Culture isn't on the debate agenda
CRITIC'S NOTEBOOK
If history is any guide, we can say one thing for certain about the 2008 presidential debates, which are expected to get underway tonight in a televised performance at the University of Mississippi. There will be no discussion -- none at all -- of U.S. cultural policy.
Questions during the three planned debates will likely include the crashing economy, the Iraq occupation, taxes and healthcare. Climate change, pretty much ignored in both the Democratic and Republican preliminary debates, might even make it to the podium.
Lipstick on a pig may or may not come up. But rest assured, at tonight's planned foreign policy debate, PBS anchorman Jim Lehrer will not ask: "Sen. Obama, should the United States pledge specific funds to rebuild the Iraqi National Museum, looted during the 2003 invasion, as a diplomatic measure of reconciliation?"
At next month's domestic policy debate at Hofstra University, CBS reporter Bob Schieffer will not inquire: "Sen. McCain, should an artist be allowed a full tax deduction when donating a painting she made to a public art museum, just the way a private collector who buys the very same painting can?"
Cultural infrastructure, foreign and domestic, will not be on the radar screen. But the reason these questions won't be asked is not because they are trivial. Quite the contrary. The debates, which aren't really debates but elaborately scripted reality television shows, are designed to be trivial.
Their goal is not to elicit serious public policy discussion from the man who will be the most powerful human on Earth for the next four years. Policy chats don't draw eyeballs; car wrecks do. The aim of a TV debate is to see whether a candidate under pressure will stumble or utter a gaffe. The goal is to manufacture dramatic conflict.
"Jack Kennedy was a friend of mine. Senator, you’re no Jack Kennedy!"

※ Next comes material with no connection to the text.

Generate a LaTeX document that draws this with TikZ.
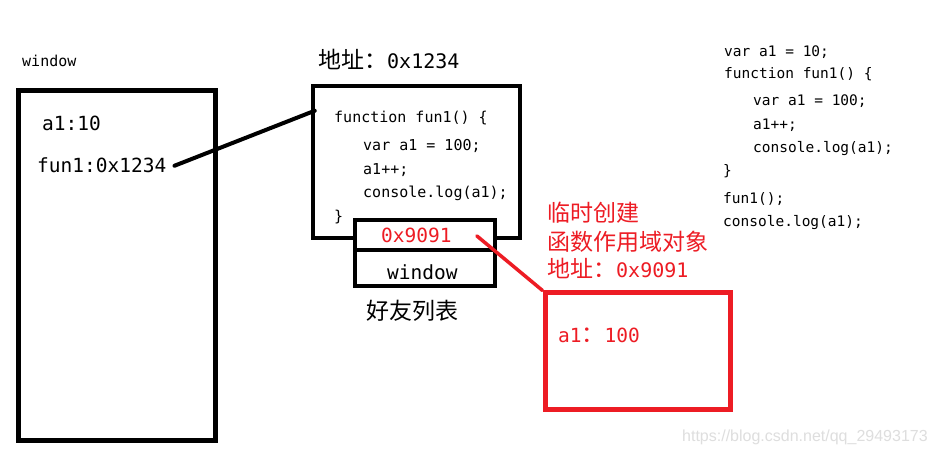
\documentclass[tikz,border=0pt]{standalone}
\usepackage{fontspec}
\setmonofont{DejaVu Sans Mono}
\newfontfamily\cjk{Noto Sans CJK SC}
\newfontfamily\wmfont{Liberation Sans}
\definecolor{pred}{RGB}{237,28,36}
\usetikzlibrary{calc}
\begin{document}
\begin{tikzpicture}[x=1pt,y=-1pt,
  t/.style={anchor=base west, inner sep=0pt, font=\ttfamily\fontsize{19.5}{22}\selectfont},
  code/.style={anchor=base west, inner sep=0pt, font=\ttfamily\fontsize{15}{18}\selectfont},
  rcode/.style={anchor=base west, inner sep=0pt, font=\ttfamily\fontsize{14.5}{17}\selectfont},
  cjkt/.style={anchor=base west, inner sep=0pt, font=\cjk\fontsize{23}{26}\selectfont},
  bbox/.style={draw=black, line width=4.5pt, inner sep=0pt},
  rbox/.style={draw=pred, line width=5pt, inner sep=0pt},
  link/.style={line width=4pt, line cap=round}]
\useasboundingbox (0,0) rectangle (935,454);
\fill[white] (0,0) rectangle (935,454);

% window (global) box
\node[code] (wlabel) at (22,67) {window};
\node[bbox, minimum width=197pt, minimum height=350pt] (winbox) at (117,265.5) {};
\node[t] (a1) at (42,131) {a1:10};
\node[t] (fun1) at (37,173) {fun1:0x1234};

% function box
\node[cjkt] (addr1) at (318,69) {地址：\ttfamily\fontsize{20}{22}\selectfont 0x1234};
\node[bbox, minimum width=207pt, minimum height=152pt] (funcbox) at (416.5,162) {};
\node[code] (c1) at (334,123) {function fun1() \{};
\node[code] (c2) at (363,151) {var a1 = 100;};
\node[code] (c3) at (363,175) {a1++;};
\node[code] (c4) at (363,198) {console.log(a1);};
\node[code] (c5) at (334,222) {\}};

% scope chain boxes
\node[bbox, fill=white, minimum width=140pt, minimum height=30pt] (scopebox) at (425,235) {};
\node[bbox, fill=white, minimum width=140pt, minimum height=36pt] (winref) at (425,268) {};
\node[t, text=pred] (s9091) at (381,243) {0x9091};
\node[t] (swin) at (387,280) {window};
\node[cjkt] (friends) at (366,320) {好友列表};

% connector fun1 -> function box
\draw[link] ([xshift=8pt]fun1.east) -- ([xshift=4pt,yshift=-27pt]funcbox.north west);

% temporary scope object
\node[cjkt, text=pred] (r1) at (547,222) {临时创建};
\node[cjkt, text=pred] (r2) at (547,251) {函数作用域对象};
\node[cjkt, text=pred] (r3) at (547,278) {地址：\ttfamily\fontsize{20}{22}\selectfont 0x9091};
\node[rbox, minimum width=185pt, minimum height=117pt] (redbox) at (637.5,351.5) {};
\node[t, text=pred] (ra1) at (558,343) {a1{\cjk\fontsize{23}{26}\selectfont ：}100};
\draw[link, draw=pred, line width=3.5pt] ([xshift=25pt]s9091.east) -- (redbox.north west);

% source code
\node[rcode] (k1) at (724,57) {var a1 = 10;};
\node[rcode] (k2) at (724,79) {function fun1() \{};
\node[rcode] (k3) at (753,106) {var a1 = 100;};
\node[rcode] (k4) at (753,130) {a1++;};
\node[rcode] (k5) at (753,153) {console.log(a1);};
\node[rcode] (k6) at (723,176) {\}};
\node[rcode] (k7) at (723,204) {fun1();};
\node[rcode] (k8) at (723,227) {console.log(a1);};

% watermark
\node[anchor=base west, inner sep=0pt, text=black!13, font=\wmfont\fontsize{16}{18}\selectfont] (wm) at (682,441) {https://blog.csdn.net/qq\_29493173};
\end{tikzpicture}
\end{document}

As a species of political theater, a TV debate is always evaluated on the quality of the performances, not the script. That, you can look up.
Beyond the websites
Sen. Barack Obama's "Blueprint for Change" is posted on his campaign website. It includes several cultural proposals, mostly in the harmless realm of support for arts education but also calling for a critical change in the tax code. (He supports the artists' tax deduction, now reserved for collectors.) Sen. John McCain's campaign website includes no mention of cultural policy in its issues overview. Isn't that enough to know about where the candidates stand?